SOURCE DATA:
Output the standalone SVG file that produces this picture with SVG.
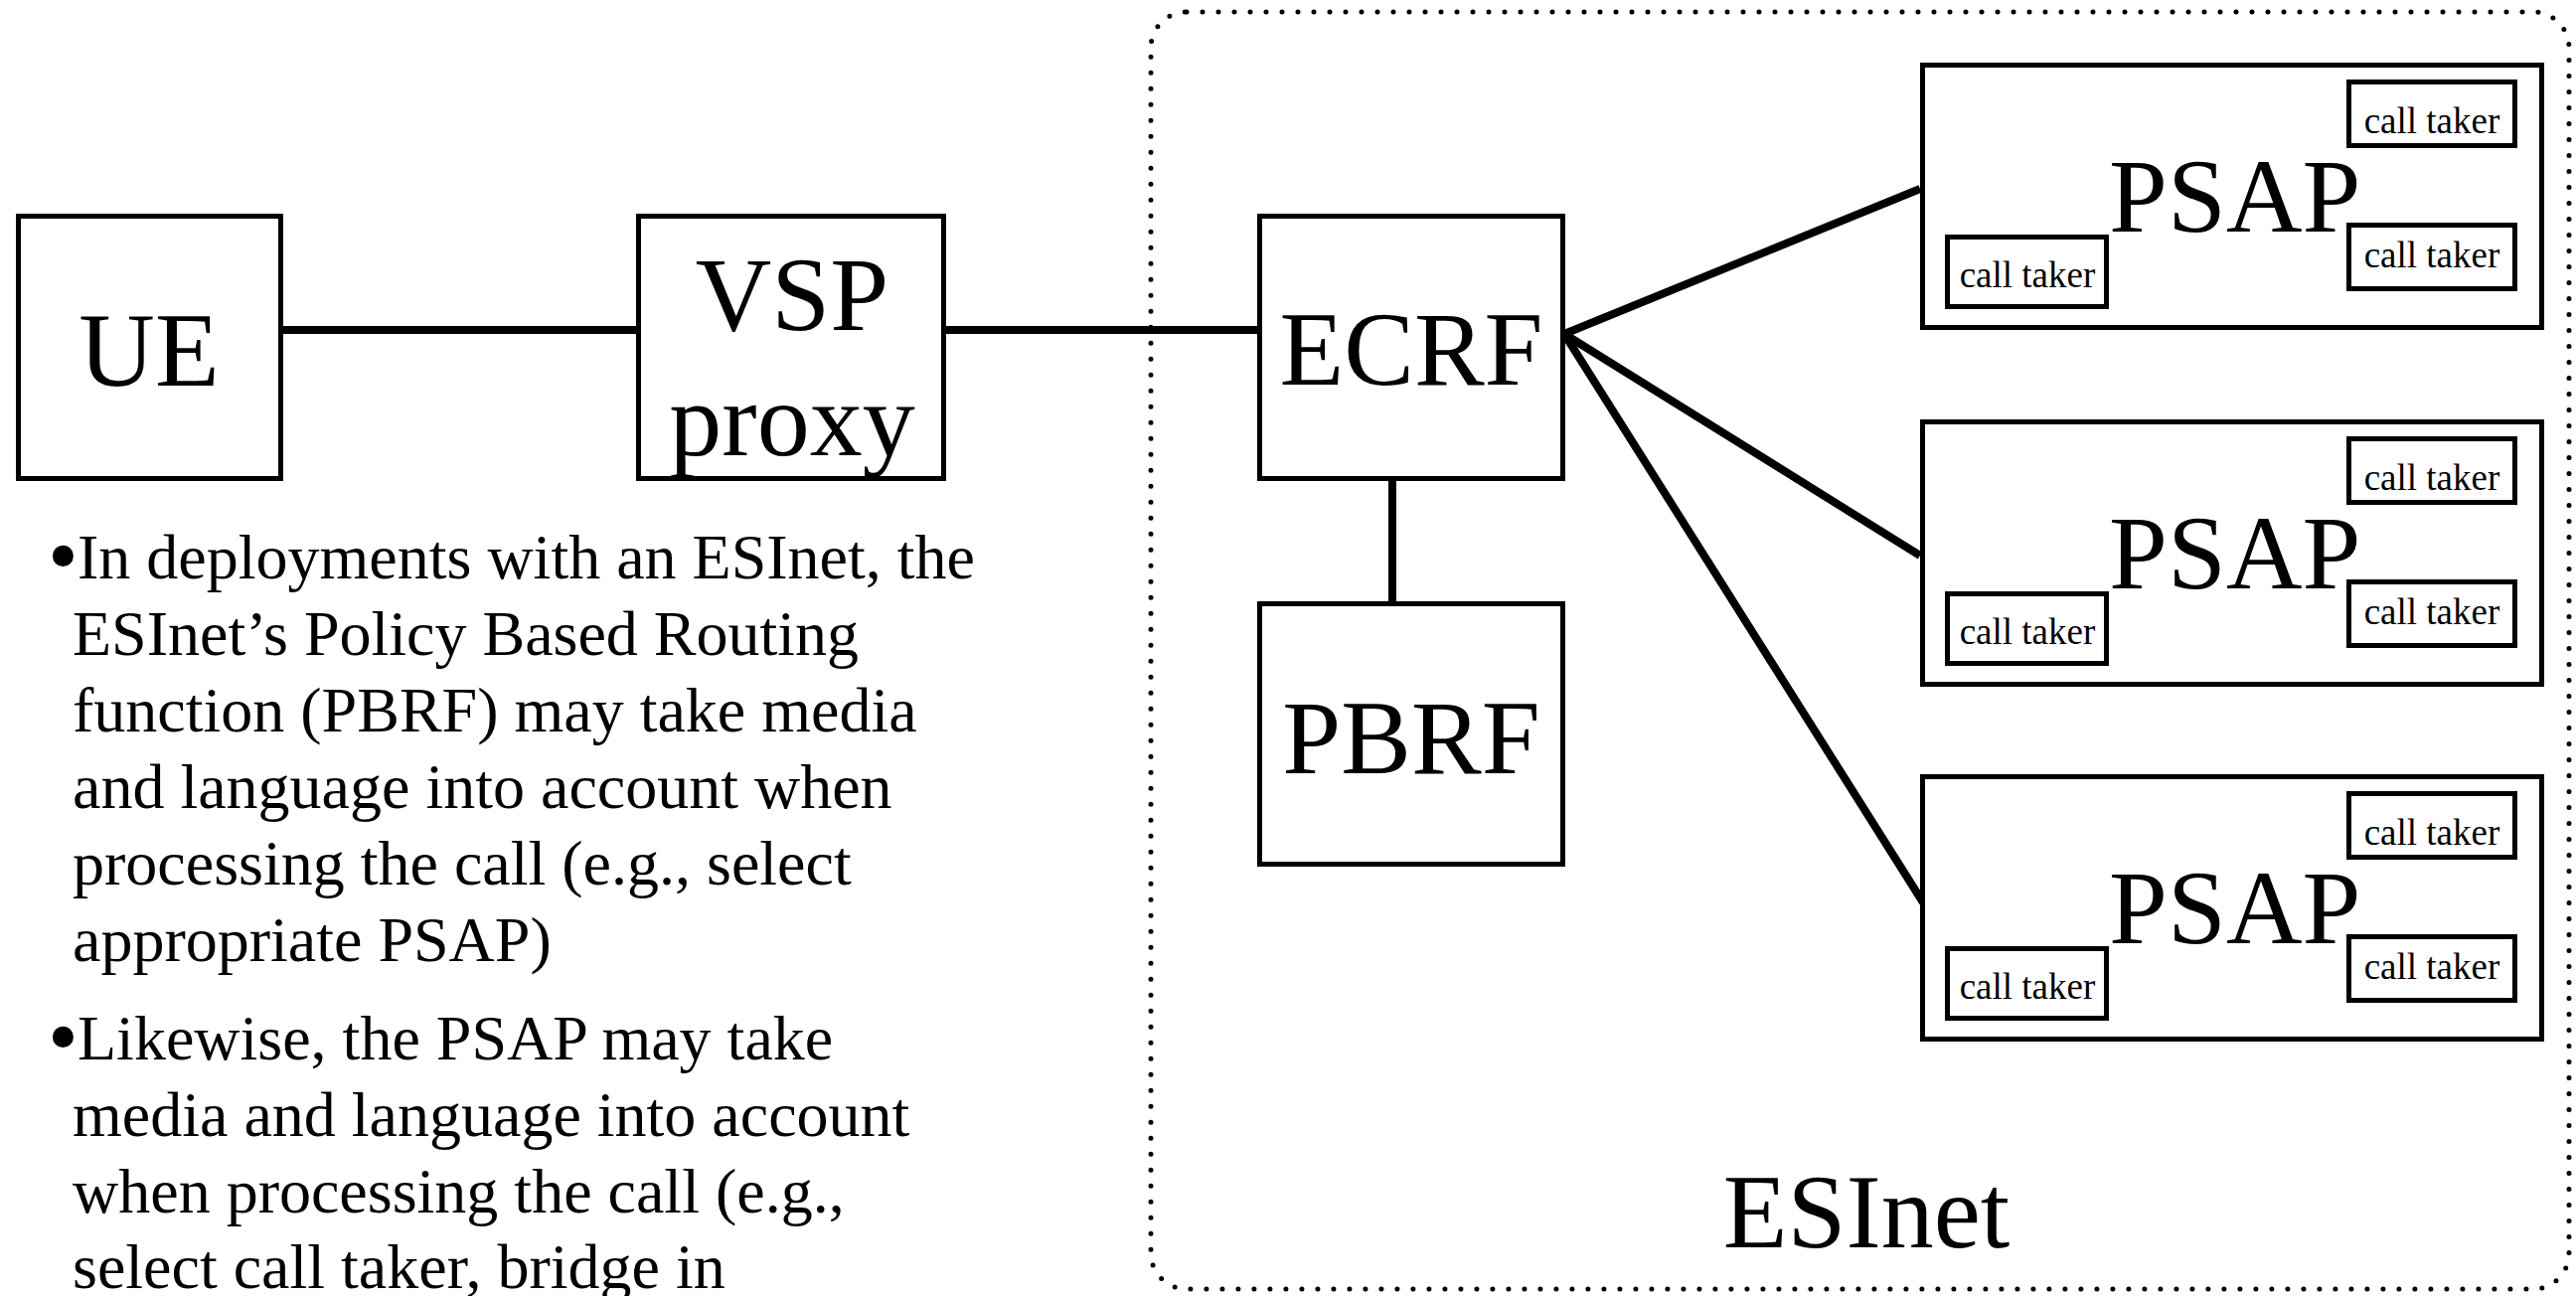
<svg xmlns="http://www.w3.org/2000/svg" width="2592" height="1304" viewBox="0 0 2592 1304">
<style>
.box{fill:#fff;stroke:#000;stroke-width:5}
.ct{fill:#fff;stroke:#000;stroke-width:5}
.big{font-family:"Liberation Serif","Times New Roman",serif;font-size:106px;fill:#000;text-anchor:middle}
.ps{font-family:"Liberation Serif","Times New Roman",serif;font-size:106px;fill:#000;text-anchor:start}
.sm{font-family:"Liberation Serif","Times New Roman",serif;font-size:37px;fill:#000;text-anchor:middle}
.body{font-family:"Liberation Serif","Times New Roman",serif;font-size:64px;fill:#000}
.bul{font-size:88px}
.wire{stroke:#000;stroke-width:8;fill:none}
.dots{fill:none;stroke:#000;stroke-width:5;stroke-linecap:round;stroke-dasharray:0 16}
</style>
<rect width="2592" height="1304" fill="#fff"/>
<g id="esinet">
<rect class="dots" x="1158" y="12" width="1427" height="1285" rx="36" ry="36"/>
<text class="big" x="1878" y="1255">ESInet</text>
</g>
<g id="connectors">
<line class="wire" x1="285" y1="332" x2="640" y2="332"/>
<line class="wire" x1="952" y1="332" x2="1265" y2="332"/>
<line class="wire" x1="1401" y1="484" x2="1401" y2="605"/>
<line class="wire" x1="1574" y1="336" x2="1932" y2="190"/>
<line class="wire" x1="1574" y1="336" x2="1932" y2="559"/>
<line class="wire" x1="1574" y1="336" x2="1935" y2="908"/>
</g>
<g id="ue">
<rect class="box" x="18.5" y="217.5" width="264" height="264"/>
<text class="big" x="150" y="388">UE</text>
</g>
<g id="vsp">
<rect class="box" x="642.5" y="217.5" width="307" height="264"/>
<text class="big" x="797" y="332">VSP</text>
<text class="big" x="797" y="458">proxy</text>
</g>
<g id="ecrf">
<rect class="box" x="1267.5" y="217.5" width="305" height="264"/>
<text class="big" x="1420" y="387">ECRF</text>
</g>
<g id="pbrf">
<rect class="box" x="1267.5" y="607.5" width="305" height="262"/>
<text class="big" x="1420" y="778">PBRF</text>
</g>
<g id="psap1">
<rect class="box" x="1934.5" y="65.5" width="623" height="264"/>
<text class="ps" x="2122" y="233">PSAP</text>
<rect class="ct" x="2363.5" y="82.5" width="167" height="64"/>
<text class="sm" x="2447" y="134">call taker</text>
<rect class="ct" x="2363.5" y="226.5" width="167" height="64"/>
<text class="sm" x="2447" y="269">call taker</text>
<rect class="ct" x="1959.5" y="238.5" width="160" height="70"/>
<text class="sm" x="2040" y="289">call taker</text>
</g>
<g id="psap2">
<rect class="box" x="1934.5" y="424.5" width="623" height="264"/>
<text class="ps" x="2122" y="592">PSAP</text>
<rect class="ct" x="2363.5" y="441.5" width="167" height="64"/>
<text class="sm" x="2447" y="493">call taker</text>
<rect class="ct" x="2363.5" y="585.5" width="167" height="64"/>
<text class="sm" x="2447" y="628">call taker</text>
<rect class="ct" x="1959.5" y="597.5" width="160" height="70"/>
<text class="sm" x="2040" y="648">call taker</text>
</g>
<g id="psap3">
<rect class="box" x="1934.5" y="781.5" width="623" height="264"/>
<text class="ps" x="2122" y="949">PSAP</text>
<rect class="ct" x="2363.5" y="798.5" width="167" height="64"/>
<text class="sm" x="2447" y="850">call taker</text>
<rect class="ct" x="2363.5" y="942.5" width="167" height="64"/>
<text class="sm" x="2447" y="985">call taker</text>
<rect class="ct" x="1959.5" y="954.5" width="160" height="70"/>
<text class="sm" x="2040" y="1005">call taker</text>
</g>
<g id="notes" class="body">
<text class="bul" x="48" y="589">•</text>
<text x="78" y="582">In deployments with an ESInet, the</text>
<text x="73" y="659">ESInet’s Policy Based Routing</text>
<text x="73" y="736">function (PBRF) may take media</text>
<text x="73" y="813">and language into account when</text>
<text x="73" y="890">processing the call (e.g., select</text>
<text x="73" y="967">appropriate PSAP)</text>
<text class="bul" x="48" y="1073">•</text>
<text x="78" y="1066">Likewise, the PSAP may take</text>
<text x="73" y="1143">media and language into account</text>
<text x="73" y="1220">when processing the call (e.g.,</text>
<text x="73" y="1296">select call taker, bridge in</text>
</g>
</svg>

WHAT TO DO: Without the pictures, write out all of the material exactly.

SOLUTION TO THIS EXERCISE:
Output the standalone SVG file that produces this picture with SVG.
<svg xmlns="http://www.w3.org/2000/svg" width="2592" height="1304" viewBox="0 0 2592 1304">
<style>
.box{fill:#fff;stroke:#000;stroke-width:5}
.ct{fill:#fff;stroke:#000;stroke-width:5}
.big{font-family:"Liberation Serif","Times New Roman",serif;font-size:106px;fill:#000;text-anchor:middle}
.ps{font-family:"Liberation Serif","Times New Roman",serif;font-size:106px;fill:#000;text-anchor:start}
.sm{font-family:"Liberation Serif","Times New Roman",serif;font-size:37px;fill:#000;text-anchor:middle}
.body{font-family:"Liberation Serif","Times New Roman",serif;font-size:64px;fill:#000}
.bul{font-size:88px}
.wire{stroke:#000;stroke-width:8;fill:none}
.dots{fill:none;stroke:#000;stroke-width:5;stroke-linecap:round;stroke-dasharray:0 16}
</style>
<rect width="2592" height="1304" fill="#fff"/>
<g id="esinet">
<rect class="dots" x="1158" y="12" width="1427" height="1285" rx="36" ry="36"/>
<text class="big" x="1878" y="1255">ESInet</text>
</g>
<g id="connectors">
<line class="wire" x1="285" y1="332" x2="640" y2="332"/>
<line class="wire" x1="952" y1="332" x2="1265" y2="332"/>
<line class="wire" x1="1401" y1="484" x2="1401" y2="605"/>
<line class="wire" x1="1574" y1="336" x2="1932" y2="190"/>
<line class="wire" x1="1574" y1="336" x2="1932" y2="559"/>
<line class="wire" x1="1574" y1="336" x2="1935" y2="908"/>
</g>
<g id="ue">
<rect class="box" x="18.5" y="217.5" width="264" height="264"/>
<text class="big" x="150" y="388">UE</text>
</g>
<g id="vsp">
<rect class="box" x="642.5" y="217.5" width="307" height="264"/>
<text class="big" x="797" y="332">VSP</text>
<text class="big" x="797" y="458">proxy</text>
</g>
<g id="ecrf">
<rect class="box" x="1267.5" y="217.5" width="305" height="264"/>
<text class="big" x="1420" y="387">ECRF</text>
</g>
<g id="pbrf">
<rect class="box" x="1267.5" y="607.5" width="305" height="262"/>
<text class="big" x="1420" y="778">PBRF</text>
</g>
<g id="psap1">
<rect class="box" x="1934.5" y="65.5" width="623" height="264"/>
<text class="ps" x="2122" y="233">PSAP</text>
<rect class="ct" x="2363.5" y="82.5" width="167" height="64"/>
<text class="sm" x="2447" y="134">call taker</text>
<rect class="ct" x="2363.5" y="226.5" width="167" height="64"/>
<text class="sm" x="2447" y="269">call taker</text>
<rect class="ct" x="1959.5" y="238.5" width="160" height="70"/>
<text class="sm" x="2040" y="289">call taker</text>
</g>
<g id="psap2">
<rect class="box" x="1934.5" y="424.5" width="623" height="264"/>
<text class="ps" x="2122" y="592">PSAP</text>
<rect class="ct" x="2363.5" y="441.5" width="167" height="64"/>
<text class="sm" x="2447" y="493">call taker</text>
<rect class="ct" x="2363.5" y="585.5" width="167" height="64"/>
<text class="sm" x="2447" y="628">call taker</text>
<rect class="ct" x="1959.5" y="597.5" width="160" height="70"/>
<text class="sm" x="2040" y="648">call taker</text>
</g>
<g id="psap3">
<rect class="box" x="1934.5" y="781.5" width="623" height="264"/>
<text class="ps" x="2122" y="949">PSAP</text>
<rect class="ct" x="2363.5" y="798.5" width="167" height="64"/>
<text class="sm" x="2447" y="850">call taker</text>
<rect class="ct" x="2363.5" y="942.5" width="167" height="64"/>
<text class="sm" x="2447" y="985">call taker</text>
<rect class="ct" x="1959.5" y="954.5" width="160" height="70"/>
<text class="sm" x="2040" y="1005">call taker</text>
</g>
<g id="notes" class="body">
<text class="bul" x="48" y="589">•</text>
<text x="78" y="582">In deployments with an ESInet, the</text>
<text x="73" y="659">ESInet’s Policy Based Routing</text>
<text x="73" y="736">function (PBRF) may take media</text>
<text x="73" y="813">and language into account when</text>
<text x="73" y="890">processing the call (e.g., select</text>
<text x="73" y="967">appropriate PSAP)</text>
<text class="bul" x="48" y="1073">•</text>
<text x="78" y="1066">Likewise, the PSAP may take</text>
<text x="73" y="1143">media and language into account</text>
<text x="73" y="1220">when processing the call (e.g.,</text>
<text x="73" y="1296">select call taker, bridge in</text>
</g>
</svg>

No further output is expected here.